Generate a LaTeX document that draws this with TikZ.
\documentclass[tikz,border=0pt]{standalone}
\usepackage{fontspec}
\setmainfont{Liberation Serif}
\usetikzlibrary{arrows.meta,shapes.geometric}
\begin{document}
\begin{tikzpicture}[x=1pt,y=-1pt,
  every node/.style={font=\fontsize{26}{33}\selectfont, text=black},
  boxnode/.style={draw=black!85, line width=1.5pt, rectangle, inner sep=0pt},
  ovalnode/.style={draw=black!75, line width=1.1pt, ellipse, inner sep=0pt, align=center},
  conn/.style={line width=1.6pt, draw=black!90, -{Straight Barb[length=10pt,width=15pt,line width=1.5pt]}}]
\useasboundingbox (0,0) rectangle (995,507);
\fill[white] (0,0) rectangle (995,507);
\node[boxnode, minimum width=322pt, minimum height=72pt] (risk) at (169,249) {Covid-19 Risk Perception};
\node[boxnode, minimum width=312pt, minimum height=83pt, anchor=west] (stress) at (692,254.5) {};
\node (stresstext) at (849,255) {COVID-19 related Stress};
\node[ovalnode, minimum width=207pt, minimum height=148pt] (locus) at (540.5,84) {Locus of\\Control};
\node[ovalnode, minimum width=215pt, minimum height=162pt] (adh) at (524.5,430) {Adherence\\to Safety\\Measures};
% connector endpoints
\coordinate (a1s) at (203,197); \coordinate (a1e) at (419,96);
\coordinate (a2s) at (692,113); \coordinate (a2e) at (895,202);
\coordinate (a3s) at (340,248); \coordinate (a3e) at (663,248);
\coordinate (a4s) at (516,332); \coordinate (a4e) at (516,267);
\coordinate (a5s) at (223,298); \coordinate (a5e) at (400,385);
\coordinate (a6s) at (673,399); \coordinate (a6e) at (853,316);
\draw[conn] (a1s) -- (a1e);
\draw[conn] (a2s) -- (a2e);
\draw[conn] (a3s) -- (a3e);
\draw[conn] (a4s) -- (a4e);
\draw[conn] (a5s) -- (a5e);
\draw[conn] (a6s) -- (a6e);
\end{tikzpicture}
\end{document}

################

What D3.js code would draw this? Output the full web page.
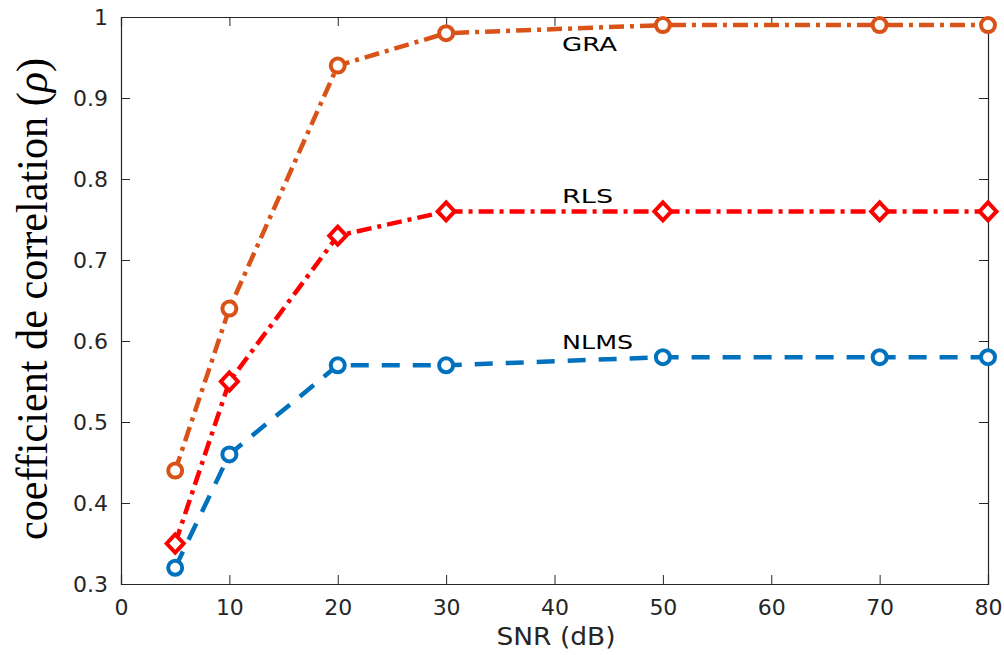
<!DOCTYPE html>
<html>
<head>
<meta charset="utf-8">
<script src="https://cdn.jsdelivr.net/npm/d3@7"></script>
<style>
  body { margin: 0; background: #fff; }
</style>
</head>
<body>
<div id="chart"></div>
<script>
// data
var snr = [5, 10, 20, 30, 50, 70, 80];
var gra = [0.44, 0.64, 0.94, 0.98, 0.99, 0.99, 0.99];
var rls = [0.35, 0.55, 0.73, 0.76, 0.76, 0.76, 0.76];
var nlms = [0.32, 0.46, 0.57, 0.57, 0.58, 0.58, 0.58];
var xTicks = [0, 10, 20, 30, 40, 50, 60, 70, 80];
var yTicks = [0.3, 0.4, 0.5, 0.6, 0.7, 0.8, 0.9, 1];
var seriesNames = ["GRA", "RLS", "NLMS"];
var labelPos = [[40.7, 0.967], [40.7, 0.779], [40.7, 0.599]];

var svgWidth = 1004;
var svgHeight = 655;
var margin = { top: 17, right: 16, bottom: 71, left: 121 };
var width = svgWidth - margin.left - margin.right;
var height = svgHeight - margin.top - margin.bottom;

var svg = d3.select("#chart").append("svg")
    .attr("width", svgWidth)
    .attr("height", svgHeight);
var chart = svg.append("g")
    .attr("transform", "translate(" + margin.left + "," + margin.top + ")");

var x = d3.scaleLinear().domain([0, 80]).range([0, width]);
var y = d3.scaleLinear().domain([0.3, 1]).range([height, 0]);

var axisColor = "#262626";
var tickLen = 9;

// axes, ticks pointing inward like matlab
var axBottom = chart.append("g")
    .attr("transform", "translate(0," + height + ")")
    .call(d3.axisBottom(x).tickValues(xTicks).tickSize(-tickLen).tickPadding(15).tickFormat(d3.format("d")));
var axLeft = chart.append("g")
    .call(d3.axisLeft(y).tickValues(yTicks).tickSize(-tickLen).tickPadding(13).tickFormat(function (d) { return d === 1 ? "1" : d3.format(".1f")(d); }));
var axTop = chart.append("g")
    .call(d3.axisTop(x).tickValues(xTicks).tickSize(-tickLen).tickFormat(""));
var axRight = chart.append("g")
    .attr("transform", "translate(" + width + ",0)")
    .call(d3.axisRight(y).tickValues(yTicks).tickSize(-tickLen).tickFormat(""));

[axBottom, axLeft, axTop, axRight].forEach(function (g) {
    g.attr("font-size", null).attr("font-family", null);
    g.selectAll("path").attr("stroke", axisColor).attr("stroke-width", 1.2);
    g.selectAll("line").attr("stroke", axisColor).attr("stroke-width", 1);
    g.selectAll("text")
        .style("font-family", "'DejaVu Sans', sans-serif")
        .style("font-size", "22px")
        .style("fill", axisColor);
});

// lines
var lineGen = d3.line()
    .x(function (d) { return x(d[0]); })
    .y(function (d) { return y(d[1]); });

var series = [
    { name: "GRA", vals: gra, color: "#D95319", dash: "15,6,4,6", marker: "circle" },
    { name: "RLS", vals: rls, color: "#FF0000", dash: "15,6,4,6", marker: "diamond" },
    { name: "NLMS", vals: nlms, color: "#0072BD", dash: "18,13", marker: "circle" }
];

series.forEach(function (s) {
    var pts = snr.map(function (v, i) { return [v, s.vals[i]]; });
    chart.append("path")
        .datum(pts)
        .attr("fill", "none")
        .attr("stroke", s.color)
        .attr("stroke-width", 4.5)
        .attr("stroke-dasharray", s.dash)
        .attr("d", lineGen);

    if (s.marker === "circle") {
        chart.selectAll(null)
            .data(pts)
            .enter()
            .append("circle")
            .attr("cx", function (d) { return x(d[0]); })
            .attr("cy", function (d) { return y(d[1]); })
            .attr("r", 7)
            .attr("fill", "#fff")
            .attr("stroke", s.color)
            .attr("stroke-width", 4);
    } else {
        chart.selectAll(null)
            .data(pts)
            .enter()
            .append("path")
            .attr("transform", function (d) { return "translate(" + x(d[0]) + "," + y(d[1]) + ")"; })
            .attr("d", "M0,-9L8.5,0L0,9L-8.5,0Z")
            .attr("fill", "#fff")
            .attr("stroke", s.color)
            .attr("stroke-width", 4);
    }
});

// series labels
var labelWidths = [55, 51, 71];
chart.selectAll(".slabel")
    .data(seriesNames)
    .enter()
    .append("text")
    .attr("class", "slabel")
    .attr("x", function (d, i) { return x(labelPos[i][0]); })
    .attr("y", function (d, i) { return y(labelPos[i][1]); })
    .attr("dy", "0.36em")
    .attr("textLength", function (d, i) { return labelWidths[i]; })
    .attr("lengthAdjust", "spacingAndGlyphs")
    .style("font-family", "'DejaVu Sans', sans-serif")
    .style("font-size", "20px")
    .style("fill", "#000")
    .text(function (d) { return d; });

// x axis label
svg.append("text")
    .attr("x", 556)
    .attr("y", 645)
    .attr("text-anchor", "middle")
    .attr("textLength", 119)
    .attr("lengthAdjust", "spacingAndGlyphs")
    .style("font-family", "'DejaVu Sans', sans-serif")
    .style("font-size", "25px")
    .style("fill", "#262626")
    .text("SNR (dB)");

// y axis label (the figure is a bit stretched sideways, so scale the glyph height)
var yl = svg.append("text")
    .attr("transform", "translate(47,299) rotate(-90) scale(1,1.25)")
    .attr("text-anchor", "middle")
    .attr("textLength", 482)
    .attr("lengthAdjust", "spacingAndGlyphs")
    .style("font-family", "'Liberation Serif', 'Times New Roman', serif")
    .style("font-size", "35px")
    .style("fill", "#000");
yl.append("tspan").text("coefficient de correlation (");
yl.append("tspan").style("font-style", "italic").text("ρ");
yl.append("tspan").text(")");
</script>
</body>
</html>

################

--- Directive ---
From the data above, pick out each line containing "this" and copy it.

--- Full answer ---
Generate a LaTeX document that draws this with TikZ.
What D3.js code would draw this? Output the full web page.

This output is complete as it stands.